### [Task description]
Omit images. Retype all entries verbatim.

### [Provided data]

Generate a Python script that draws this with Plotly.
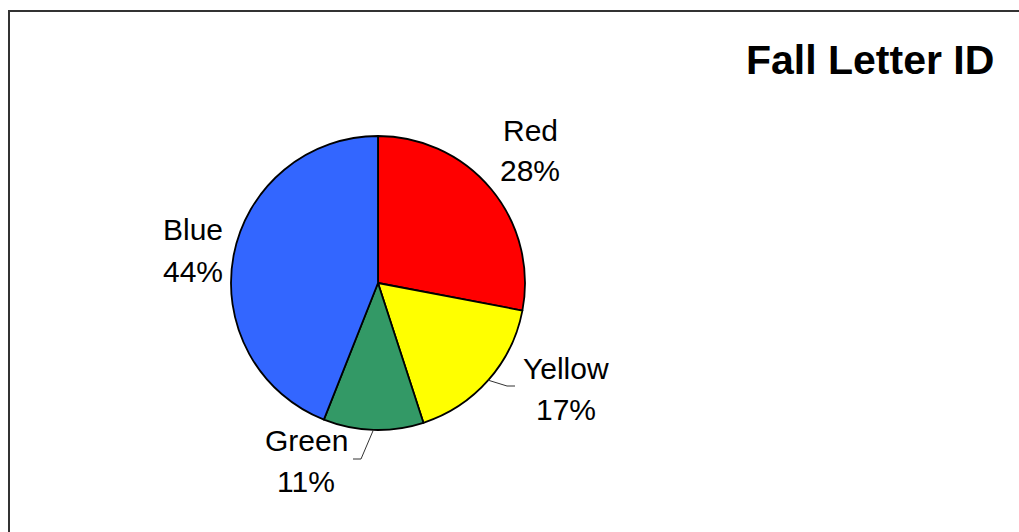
import math
import plotly.graph_objects as go

# Fall letter identification results by reading group
groups = ["Red", "Yellow", "Green", "Blue"]
shares = [28, 17, 11, 44]
slice_colors = ["#FF0000", "#FFFF00", "#339966", "#3366FF"]
title_text = "Fall Letter ID"

W, H = 1019, 532
CX, CY, R = 378, 283, 147          # pie centre and radius in pixels


def px(x):
    return x / W


def py(y):
    return 1 - y / H


fig = go.Figure(
    go.Pie(
        labels=groups,
        values=shares,
        sort=False,
        direction="clockwise",
        rotation=0,
        marker=dict(colors=slice_colors, line=dict(color="#000000", width=1.8)),
        textinfo="none",
        hoverinfo="label+percent",
        showlegend=False,
        domain=dict(x=[px(CX - R), px(CX + R)], y=[py(CY + R), py(CY - R)]),
    )
)

# label anchor positions (pixel centres of name line and percentage line)
label_pos = {
    "Red": (530, 130, 170),
    "Yellow": (566, 368, 409),
    "Green": (306, 440, 481),
    "Blue": (193, 230, 271),
}
font = dict(family="Liberation Sans, Arial, sans-serif", size=30, color="#000000")

total = sum(shares)
annotations = []
for g, v in zip(groups, shares):
    x, y1, y2 = label_pos[g]
    pct = f"{round(100 * v / total)}%"
    annotations.append(dict(x=px(x), y=py(y1), xref="paper", yref="paper", text=g,
                            showarrow=False, xanchor="center", yanchor="middle", font=font))
    annotations.append(dict(x=px(x), y=py(y2), xref="paper", yref="paper", text=pct,
                            showarrow=False, xanchor="center", yanchor="middle", font=font))

annotations.append(dict(x=px(996), y=py(60), xref="paper", yref="paper", text=f"<b>{title_text}</b>",
                        showarrow=False, xanchor="right", yanchor="middle",
                        font=dict(family="Liberation Sans, Arial, sans-serif", size=41, color="#000000")))

# leader lines from slice mid-angles for the small labelled slices
shapes = []
cum = 0
mid_angles = {}
for g, v in zip(groups, shares):
    mid_angles[g] = (cum + v / 2) / total * 360
    cum += v

leaders = {"Yellow": [(507, 386), (515, 386)], "Green": [(361, 459), (353, 459)]}
for g, pts in leaders.items():
    a = math.radians(mid_angles[g])
    sx, sy = CX + R * math.sin(a), CY - R * math.cos(a)
    path = f"M {px(sx)} {py(sy)} " + " ".join(f"L {px(x)} {py(y)}" for x, y in pts)
    shapes.append(dict(type="path", xref="paper", yref="paper", path=path,
                       line=dict(color="#333333", width=1)))

# chart frame (top and left edges visible)
shapes.append(dict(type="rect", xref="paper", yref="paper",
                   x0=px(9), x1=px(W + 20), y0=py(H + 20), y1=py(11),
                   line=dict(color="#333333", width=2), fillcolor="rgba(0,0,0,0)"))

fig.update_layout(
    width=W,
    height=H,
    margin=dict(l=0, r=0, t=0, b=0),
    paper_bgcolor="#FFFFFF",
    plot_bgcolor="#FFFFFF",
    annotations=annotations,
    shapes=shapes,
)

fig.write_html("out.html")
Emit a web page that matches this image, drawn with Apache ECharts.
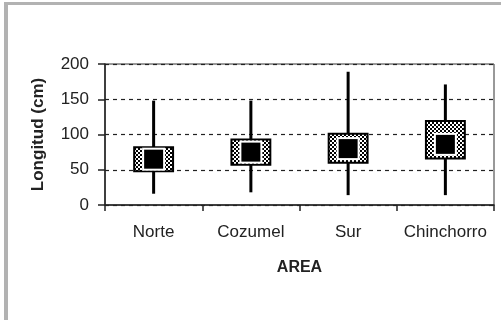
<!DOCTYPE html>
<html>
<head>
<meta charset="utf-8">
<script src="https://cdn.jsdelivr.net/npm/echarts@6/dist/echarts.min.js"></script>
<style>
html, body { margin: 0; padding: 0; background: #fff; }
#chart { width: 501px; height: 320px; }
</style>
</head>
<body>
<div id="chart"></div>
<script>
// datos por area
var categories = ['Norte', 'Cozumel', 'Sur', 'Chinchorro'];
var minVals  = [16, 18, 14, 14];
var q1Vals   = [48, 57, 60, 66];
var q3Vals   = [82, 93, 101, 119];
var maxVals  = [148, 148, 189, 171];
var meanVals = [65, 75, 80, 86];
var yTicks   = [0, 50, 100, 150, 200];

// trama de cuadritos para la caja
function makePattern() {
	var c = document.createElement('canvas');
	c.width = 4; c.height = 4;
	var ctx = c.getContext('2d');
	ctx.fillStyle = '#000';
	ctx.fillRect(0, 0, 4, 4);
	ctx.fillStyle = '#fff';
	ctx.fillRect(0, 0, 2, 2);
	ctx.fillRect(2, 2, 2, 2);
	return c;
}
var pattern = { image: makePattern(), repeat: 'repeat' };

var rows = [];
for (var i = 0; i < categories.length; i++) {
	rows.push([i, minVals[i], q1Vals[i], q3Vals[i], maxVals[i], meanVals[i]]);
}

function renderBox(params, api) {
	var idx = api.value(0);
	var pLow = api.coord([idx, api.value(1)]);
	var pQ1 = api.coord([idx, api.value(2)]);
	var pQ3 = api.coord([idx, api.value(3)]);
	var pHigh = api.coord([idx, api.value(4)]);
	var pMean = api.coord([idx, api.value(5)]);
	var w = api.size([1, 0])[0] * 0.4;
	var x = pQ1[0];
	var inner = 19;
	return {
		type: 'group',
		children: [
			{
				type: 'line',
				shape: { x1: x, y1: pLow[1], x2: x, y2: pHigh[1] },
				style: { stroke: '#000', lineWidth: 3 }
			},
			{
				type: 'rect',
				shape: { x: x - w / 2, y: pQ3[1], width: w, height: pQ1[1] - pQ3[1] },
				style: { fill: pattern, stroke: '#000', lineWidth: 2 }
			},
			{
				type: 'rect',
				shape: { x: x - inner / 2 - 2, y: pMean[1] - inner / 2 - 2, width: inner + 4, height: inner + 4 },
				style: { fill: '#fff' }
			},
			{
				type: 'rect',
				shape: { x: x - inner / 2, y: pMean[1] - inner / 2, width: inner, height: inner },
				style: { fill: '#000' }
			}
		]
	};
}

var myChart = echarts.init(document.getElementById('chart'));
var option = {
	backgroundColor: '#fff',
	animation: false,
	textStyle: { fontFamily: 'Liberation Sans, Arial, sans-serif' },
	graphic: [
		{ type: 'rect', shape: { x: 4, y: 2, width: 4, height: 318 }, style: { fill: '#b2b2b2' } },
		{ type: 'rect', shape: { x: 4, y: 2, width: 497, height: 3 }, style: { fill: '#b2b2b2' } }
	],
	grid: {
		left: 105, right: 7, top: 64, bottom: 115,
		show: true, borderColor: '#333', borderWidth: 1, backgroundColor: 'transparent'
	},
	xAxis: {
		type: 'category',
		data: categories,
		name: 'AREA',
		nameLocation: 'middle',
		nameGap: 55,
		nameTextStyle: { fontSize: 16, fontWeight: 'bold', color: '#222' },
		axisLine: { lineStyle: { color: '#222', width: 1.5 } },
		axisTick: { show: true, alignWithLabel: false, length: 6, lineStyle: { color: '#222', width: 1.5 } },
		axisLabel: { fontSize: 17, color: '#222', margin: 19, interval: 0 },
		splitLine: { show: false }
	},
	yAxis: {
		type: 'value',
		min: yTicks[0],
		max: yTicks[yTicks.length - 1],
		interval: 50,
		name: 'Longitud (cm)',
		nameLocation: 'middle',
		nameGap: 58,
		nameTextStyle: { fontSize: 17, fontWeight: 'bold', color: '#222' },
		axisLine: { show: true, lineStyle: { color: '#222', width: 1.5 } },
		axisTick: { show: true, inside: false, length: 7, lineStyle: { color: '#222', width: 1.5 } },
		axisLabel: { fontSize: 17, color: '#222', margin: 16 },
		splitLine: { show: true, lineStyle: { color: '#222', width: 1.2, type: [4, 4] } }
	},
	series: [
		{
			type: 'custom',
			renderItem: renderBox,
			encode: { x: 0, y: [1, 2, 3, 4, 5] },
			data: rows,
			z: 5
		}
	]
};
myChart.setOption(option);
</script>
</body>
</html>
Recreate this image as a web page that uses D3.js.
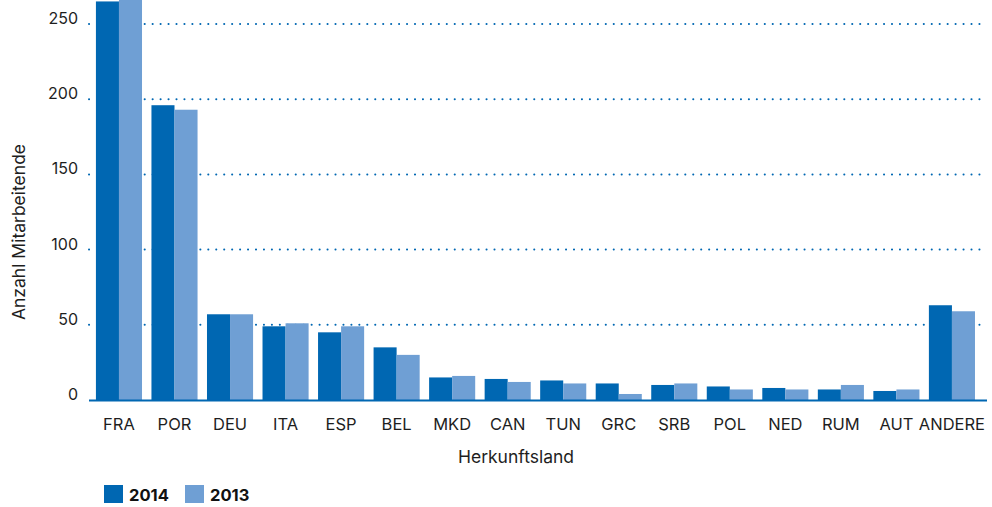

### [Output for this exercise]
Generate a Python script that draws this with Plotly.
import math
import plotly.graph_objects as go

# Fall letter identification results by reading group
groups = ["Red", "Yellow", "Green", "Blue"]
shares = [28, 17, 11, 44]
slice_colors = ["#FF0000", "#FFFF00", "#339966", "#3366FF"]
title_text = "Fall Letter ID"

W, H = 1019, 532
CX, CY, R = 378, 283, 147          # pie centre and radius in pixels


def px(x):
    return x / W


def py(y):
    return 1 - y / H


fig = go.Figure(
    go.Pie(
        labels=groups,
        values=shares,
        sort=False,
        direction="clockwise",
        rotation=0,
        marker=dict(colors=slice_colors, line=dict(color="#000000", width=1.8)),
        textinfo="none",
        hoverinfo="label+percent",
        showlegend=False,
        domain=dict(x=[px(CX - R), px(CX + R)], y=[py(CY + R), py(CY - R)]),
    )
)

# label anchor positions (pixel centres of name line and percentage line)
label_pos = {
    "Red": (530, 130, 170),
    "Yellow": (566, 368, 409),
    "Green": (306, 440, 481),
    "Blue": (193, 230, 271),
}
font = dict(family="Liberation Sans, Arial, sans-serif", size=30, color="#000000")

total = sum(shares)
annotations = []
for g, v in zip(groups, shares):
    x, y1, y2 = label_pos[g]
    pct = f"{round(100 * v / total)}%"
    annotations.append(dict(x=px(x), y=py(y1), xref="paper", yref="paper", text=g,
                            showarrow=False, xanchor="center", yanchor="middle", font=font))
    annotations.append(dict(x=px(x), y=py(y2), xref="paper", yref="paper", text=pct,
                            showarrow=False, xanchor="center", yanchor="middle", font=font))

annotations.append(dict(x=px(996), y=py(60), xref="paper", yref="paper", text=f"<b>{title_text}</b>",
                        showarrow=False, xanchor="right", yanchor="middle",
                        font=dict(family="Liberation Sans, Arial, sans-serif", size=41, color="#000000")))

# leader lines from slice mid-angles for the small labelled slices
shapes = []
cum = 0
mid_angles = {}
for g, v in zip(groups, shares):
    mid_angles[g] = (cum + v / 2) / total * 360
    cum += v

leaders = {"Yellow": [(507, 386), (515, 386)], "Green": [(361, 459), (353, 459)]}
for g, pts in leaders.items():
    a = math.radians(mid_angles[g])
    sx, sy = CX + R * math.sin(a), CY - R * math.cos(a)
    path = f"M {px(sx)} {py(sy)} " + " ".join(f"L {px(x)} {py(y)}" for x, y in pts)
    shapes.append(dict(type="path", xref="paper", yref="paper", path=path,
                       line=dict(color="#333333", width=1)))

# chart frame (top and left edges visible)
shapes.append(dict(type="rect", xref="paper", yref="paper",
                   x0=px(9), x1=px(W + 20), y0=py(H + 20), y1=py(11),
                   line=dict(color="#333333", width=2), fillcolor="rgba(0,0,0,0)"))

fig.update_layout(
    width=W,
    height=H,
    margin=dict(l=0, r=0, t=0, b=0),
    paper_bgcolor="#FFFFFF",
    plot_bgcolor="#FFFFFF",
    annotations=annotations,
    shapes=shapes,
)

fig.write_html("out.html")
Emit a web page that matches this image, drawn with Apache ECharts.
<!DOCTYPE html>
<html>
<head>
<meta charset="utf-8">
<script src="https://cdn.jsdelivr.net/npm/echarts@6/dist/echarts.min.js"></script>
<style>
html, body { margin: 0; padding: 0; background: #fff; }
#chart { width: 501px; height: 320px; }
</style>
</head>
<body>
<div id="chart"></div>
<script>
// datos por area
var categories = ['Norte', 'Cozumel', 'Sur', 'Chinchorro'];
var minVals  = [16, 18, 14, 14];
var q1Vals   = [48, 57, 60, 66];
var q3Vals   = [82, 93, 101, 119];
var maxVals  = [148, 148, 189, 171];
var meanVals = [65, 75, 80, 86];
var yTicks   = [0, 50, 100, 150, 200];

// trama de cuadritos para la caja
function makePattern() {
	var c = document.createElement('canvas');
	c.width = 4; c.height = 4;
	var ctx = c.getContext('2d');
	ctx.fillStyle = '#000';
	ctx.fillRect(0, 0, 4, 4);
	ctx.fillStyle = '#fff';
	ctx.fillRect(0, 0, 2, 2);
	ctx.fillRect(2, 2, 2, 2);
	return c;
}
var pattern = { image: makePattern(), repeat: 'repeat' };

var rows = [];
for (var i = 0; i < categories.length; i++) {
	rows.push([i, minVals[i], q1Vals[i], q3Vals[i], maxVals[i], meanVals[i]]);
}

function renderBox(params, api) {
	var idx = api.value(0);
	var pLow = api.coord([idx, api.value(1)]);
	var pQ1 = api.coord([idx, api.value(2)]);
	var pQ3 = api.coord([idx, api.value(3)]);
	var pHigh = api.coord([idx, api.value(4)]);
	var pMean = api.coord([idx, api.value(5)]);
	var w = api.size([1, 0])[0] * 0.4;
	var x = pQ1[0];
	var inner = 19;
	return {
		type: 'group',
		children: [
			{
				type: 'line',
				shape: { x1: x, y1: pLow[1], x2: x, y2: pHigh[1] },
				style: { stroke: '#000', lineWidth: 3 }
			},
			{
				type: 'rect',
				shape: { x: x - w / 2, y: pQ3[1], width: w, height: pQ1[1] - pQ3[1] },
				style: { fill: pattern, stroke: '#000', lineWidth: 2 }
			},
			{
				type: 'rect',
				shape: { x: x - inner / 2 - 2, y: pMean[1] - inner / 2 - 2, width: inner + 4, height: inner + 4 },
				style: { fill: '#fff' }
			},
			{
				type: 'rect',
				shape: { x: x - inner / 2, y: pMean[1] - inner / 2, width: inner, height: inner },
				style: { fill: '#000' }
			}
		]
	};
}

var myChart = echarts.init(document.getElementById('chart'));
var option = {
	backgroundColor: '#fff',
	animation: false,
	textStyle: { fontFamily: 'Liberation Sans, Arial, sans-serif' },
	graphic: [
		{ type: 'rect', shape: { x: 4, y: 2, width: 4, height: 318 }, style: { fill: '#b2b2b2' } },
		{ type: 'rect', shape: { x: 4, y: 2, width: 497, height: 3 }, style: { fill: '#b2b2b2' } }
	],
	grid: {
		left: 105, right: 7, top: 64, bottom: 115,
		show: true, borderColor: '#333', borderWidth: 1, backgroundColor: 'transparent'
	},
	xAxis: {
		type: 'category',
		data: categories,
		name: 'AREA',
		nameLocation: 'middle',
		nameGap: 55,
		nameTextStyle: { fontSize: 16, fontWeight: 'bold', color: '#222' },
		axisLine: { lineStyle: { color: '#222', width: 1.5 } },
		axisTick: { show: true, alignWithLabel: false, length: 6, lineStyle: { color: '#222', width: 1.5 } },
		axisLabel: { fontSize: 17, color: '#222', margin: 19, interval: 0 },
		splitLine: { show: false }
	},
	yAxis: {
		type: 'value',
		min: yTicks[0],
		max: yTicks[yTicks.length - 1],
		interval: 50,
		name: 'Longitud (cm)',
		nameLocation: 'middle',
		nameGap: 58,
		nameTextStyle: { fontSize: 17, fontWeight: 'bold', color: '#222' },
		axisLine: { show: true, lineStyle: { color: '#222', width: 1.5 } },
		axisTick: { show: true, inside: false, length: 7, lineStyle: { color: '#222', width: 1.5 } },
		axisLabel: { fontSize: 17, color: '#222', margin: 16 },
		splitLine: { show: true, lineStyle: { color: '#222', width: 1.2, type: [4, 4] } }
	},
	series: [
		{
			type: 'custom',
			renderItem: renderBox,
			encode: { x: 0, y: [1, 2, 3, 4, 5] },
			data: rows,
			z: 5
		}
	]
};
myChart.setOption(option);
</script>
</body>
</html>
Recreate this image as a web page that uses D3.js.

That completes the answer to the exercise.